Na calada da noite, o Poder Judiciário foi garantindo poderes cada vez mais expressivos, durante este período. A “Operação Lava Jato” por exemplo, foi um verdadeiro “mar de irregularidades”, e o mais absurdo foi o fato do juiz Sérgio Moro, que ficou famoso na atuação na referida operação, ganhar notoriedade e vir a ser Ministro da Justiça, no governo de Jair Bolsonaro, passando uma das maiores aberrações jurídicas de todos os tempos: o pacote “anticrime”, que talvez seria mais adequadamente chamado de “circo dos horrores”, com alguns trechos que foram considerados inconstitucionais pelo STF.
Sérgio Moro acabou por inaugurar, durante sua atuação como juiz e após ter deixado a magistratura, o “populismo penal” no Brasil, dando condão a diversos outros projetos, de iniciativa de outros parlamentares, com enfoque excessivo no enrijecimento excessivo da lei penal, algo que não era tão frequente antes de 2016. Com a lei penal mais forte, as instituições responsáveis por aplicá-las ganham cada vez mais poderes, nisso, o Ministério Público e o Poder Judiciário começaram a adquirir poder significativo a partir de então.
Hoje, o Brasil flerta com três modelos ditatoriais distintos: a “ditadura do Judiciário”, onde as instituições do Poder Judiciário passam a ter um efetivo controle institucional do Estado e a atuação da jurisdição não é tão imparcial com o esperado; a “ditadura da direita”, aonde se busca prevalecer a vontade de uma determinada maioria, em detrimento a todas as outras minorias, com proposituras que estão muito preocupadas com assuntos de ordem moral e ignorando os verdadeiros problemas do país; a “ditadura do crime”, que está ficando cada vez mais forte, com facções organizando um verdadeiro “Estado paralelo” em diversas localidades do país, impondo a suas regras e controlando diversos setores da economia nacional.
É preciso atenção: a democracia brasileira já apresenta sinais de fraqueza.

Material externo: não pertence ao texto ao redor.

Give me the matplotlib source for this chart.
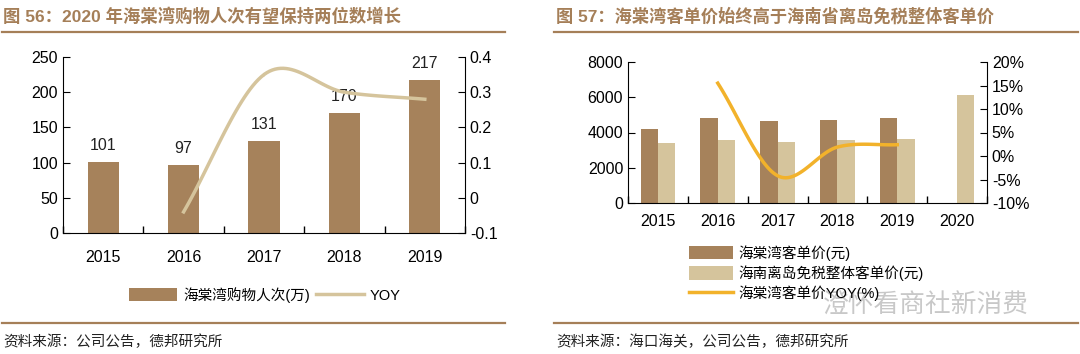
import numpy as np
import matplotlib
matplotlib.use("Agg")
import matplotlib.pyplot as plt
from matplotlib.lines import Line2D

plt.rcParams['font.family'] = ['Liberation Sans', 'Noto Sans CJK SC', 'DejaVu Sans']

# left chart data
years_l = ['2015', '2016', '2017', '2018', '2019']
visits = [101, 97, 131, 170, 217]
visits_yoy = [None, -0.04, 0.35, 0.30, 0.28]

# right chart data
years_r = ['2015', '2016', '2017', '2018', '2019', '2020']
htw_price = [4200, 4850, 4650, 4700, 4800, None]
hainan_price = [3400, 3550, 3450, 3550, 3650, 6150]
htw_yoy = [None, 15.5, -4.2, 1.9, 2.4, None]

dark = '#A6825B'
light = '#D5C49C'
title_c = '#A57F58'
cjk = ['Noto Sans CJK SC', 'DejaVu Sans']


def smooth(xs, ys, n=30):
    # catmull-rom curve through the points, like excel's smoothed line
    xs = np.asarray(xs, float)
    ys = np.asarray(ys, float)
    px = np.concatenate([[2 * xs[0] - xs[1]], xs, [2 * xs[-1] - xs[-2]]])
    py = np.concatenate([[2 * ys[0] - ys[1]], ys, [2 * ys[-1] - ys[-2]]])
    ox, oy = [], []
    for i in range(1, len(px) - 2):
        t = np.linspace(0, 1, n)
        for p, o in ((px, ox), (py, oy)):
            p0, p1, p2, p3 = p[i - 1], p[i], p[i + 1], p[i + 2]
            o.extend(0.5 * (2 * p1 + (-p0 + p2) * t + (2 * p0 - 5 * p1 + 4 * p2 - p3) * t ** 2
                            + (-p0 + 3 * p1 - 3 * p2 + p3) * t ** 3))
    return np.array(ox), np.array(oy)


fig = plt.figure(figsize=(10.8, 3.54), dpi=100)
W, H = 1080, 354


def fx(px):
    return px / W


def fy(py):
    return 1 - py / H


# titles, rules and sources
fig.text(fx(3), fy(16), '图 56：2020 年海棠湾购物人次有望保持两位数增长', color=title_c,
         fontsize=12.5, fontweight='bold', family=['Liberation Sans', 'Noto Sans CJK SC'], va='center')
fig.text(fx(556), fy(16), '图 57：海棠湾客单价始终高于海南省离岛免税整体客单价', color=title_c,
         fontsize=12.4, fontweight='bold', family=['Liberation Sans', 'Noto Sans CJK SC'], va='center')
for x0, x1 in ((2, 505), (554, 1078)):
    fig.add_artist(Line2D([fx(x0), fx(x1)], [fy(32), fy(32)], color=title_c, lw=1.6))
    fig.add_artist(Line2D([fx(x0), fx(x1)], [fy(323), fy(323)], color=title_c, lw=1.6))
fig.text(fx(3), fy(342), '资料来源：公司公告，德邦研究所', fontsize=10.5, family=cjk, va='center', color='#222222')
fig.text(fx(556), fy(342), '资料来源：海口海关，公司公告，德邦研究所', fontsize=10.5, family=cjk, va='center', color='#222222')

# ---- left chart
ax1 = fig.add_axes([fx(63), fy(233), fx(465 - 63), fy(57) - fy(233)])
x1 = np.arange(len(years_l))
ax1.bar(x1, visits, width=0.39, color=dark, label='海棠湾购物人次(万)', zorder=2)
for xi, v in zip(x1, visits):
    ax1.text(xi, v + 13, str(v), ha='center', va='bottom', fontsize=11.5, color='#222222')
ax1.set_xlim(-0.5, 4.5)
ax1.set_ylim(0, 250)
ax1.set_yticks(range(0, 251, 50))
ax1.set_xticks(x1)
ax1.set_xticklabels(years_l)
ax1.set_xticks(np.arange(-0.5, 4.6, 1), minor=True)
ax1.tick_params(axis='x', which='major', length=0, pad=12, labelsize=11.5)
ax1.tick_params(axis='x', which='minor', length=5, direction='in', width=1)
ax1.tick_params(axis='y', direction='in', length=5, labelsize=11.5)
ax1.spines[['top', 'right']].set_visible(False)

ax1r = ax1.twinx()
lx = [i for i, v in enumerate(visits_yoy) if v is not None]
ly = [v for v in visits_yoy if v is not None]
sx, sy = smooth(lx, ly)
ax1r.plot(sx, sy, color=light, lw=2.5, label='YOY')
ax1r.set_ylim(-0.1, 0.4)
ax1r.set_yticks([-0.1, 0, 0.1, 0.2, 0.3, 0.4])
ax1r.set_yticklabels(['-0.1', '0', '0.1', '0.2', '0.3', '0.4'])
ax1r.tick_params(axis='y', direction='in', length=5, labelsize=11.5)
ax1r.spines[['top', 'left', 'bottom']].set_visible(False)

h1, l1 = ax1.get_legend_handles_labels()
h2, l2 = ax1r.get_legend_handles_labels()
fig.legend(h1 + h2, l1 + l2, loc='center', bbox_to_anchor=(fx(265), fy(295)), ncol=2, frameon=False,
           prop={'family': ['Liberation Sans', 'Noto Sans CJK SC'], 'size': 10.5}, handlelength=3.3,
           handleheight=1.0, columnspacing=0.4, handletextpad=0.4)

# ---- right chart
ax2 = fig.add_axes([fx(628), fy(203), fx(987 - 628), fy(62) - fy(203)])
x2 = np.arange(len(years_r))
bw = 0.29
d_x = [xi for xi, v in zip(x2, htw_price) if v is not None]
d_v = [v for v in htw_price if v is not None]
ax2.bar(np.array(d_x) - bw / 2, d_v, width=bw, color=dark, label='海棠湾客单价(元)', zorder=2)
ax2.bar(x2 + bw / 2, hainan_price, width=bw, color=light, label='海南离岛免税整体客单价(元)', zorder=2)
ax2.set_xlim(-0.5, 5.5)
ax2.set_ylim(0, 8000)
ax2.set_yticks(range(0, 8001, 2000))
ax2.set_xticks(x2)
ax2.set_xticklabels(years_r)
ax2.set_xticks(np.arange(-0.5, 5.6, 1), minor=True)
ax2.tick_params(axis='x', which='major', length=0, pad=8, labelsize=11.5)
ax2.tick_params(axis='x', which='minor', length=5, direction='in', width=1)
ax2.tick_params(axis='y', direction='in', length=5, labelsize=11.5)
ax2.spines[['top', 'right']].set_visible(False)

ax2r = ax2.twinx()
rx = [i for i, v in enumerate(htw_yoy) if v is not None]
ry = [v for v in htw_yoy if v is not None]
sx, sy = smooth(rx, ry)
ax2r.plot(sx, sy, color='#F2B22B', lw=2.5, label='海棠湾客单价YOY(%)')
ax2r.set_ylim(-10, 20)
ax2r.set_yticks(range(-10, 21, 5))
ax2r.set_yticklabels([f'{t}%' for t in range(-10, 21, 5)])
ax2r.tick_params(axis='y', direction='in', length=5, labelsize=11.5)
ax2r.spines[['top', 'left', 'bottom']].set_visible(False)

h1, l1 = ax2.get_legend_handles_labels()
h2, l2 = ax2r.get_legend_handles_labels()
fig.legend(h1 + h2, l1 + l2, loc='upper left', bbox_to_anchor=(fx(682), fy(238)), ncol=1, frameon=False,
           prop={'family': ['Liberation Sans', 'Noto Sans CJK SC'], 'size': 10.5}, handlelength=3.0,
           handleheight=1.0, labelspacing=0.3, handletextpad=0.4, borderpad=0)

# watermark
fig.text(fx(823), fy(306), '澄怀看商社新消费', fontsize=18.5, family=cjk, color='#BBBBBB', alpha=0.8,
         va='center')

fig.savefig('out.png', dpi=100, facecolor='white')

Um local onde o povo não é verdadeiramente livre para expressar sua opinião, sem receio de receber qualquer tipo de represália, não é mais uma democracia; já se tornou há tempos um regime de exceção. Não à toa, que os Estados Unidos da América, que talvez seja a democracia mais antiga em vigência, até o momento, protege de maneira quase absoluta, a liberdade de expressão em seu texto constitucional, motivo pelo qual, a política americana sempre tende a conceder asilo político para quem comprovar perseguição decorrente do cerceamento do seu direito de liberdade de expressão, tamanha a importância deste direito para a democracia americana.
No Brasil, o caminho vem sendo nebuloso e preocupante. Tanto a esquerda quanto a direita não são tão simpáticas ao direito pleno da liberdade de expressão, ainda que a última diga o contrário, quando tenta cercear o direito de expressão de minorias, estão afrontando a liberdade destes grupos minoritários. Não obstante, o judiciário brasileiro, em diversos episódios, tem demonstrado que também não concorda muito com este direito fundamental e, por fim, obviamente, o crime organizado também não é simpático à liberdade de expressão. O povo brasileiro caminha para o fim de sua liberdade e, quando a liberdade acabar, a democracia estará morta.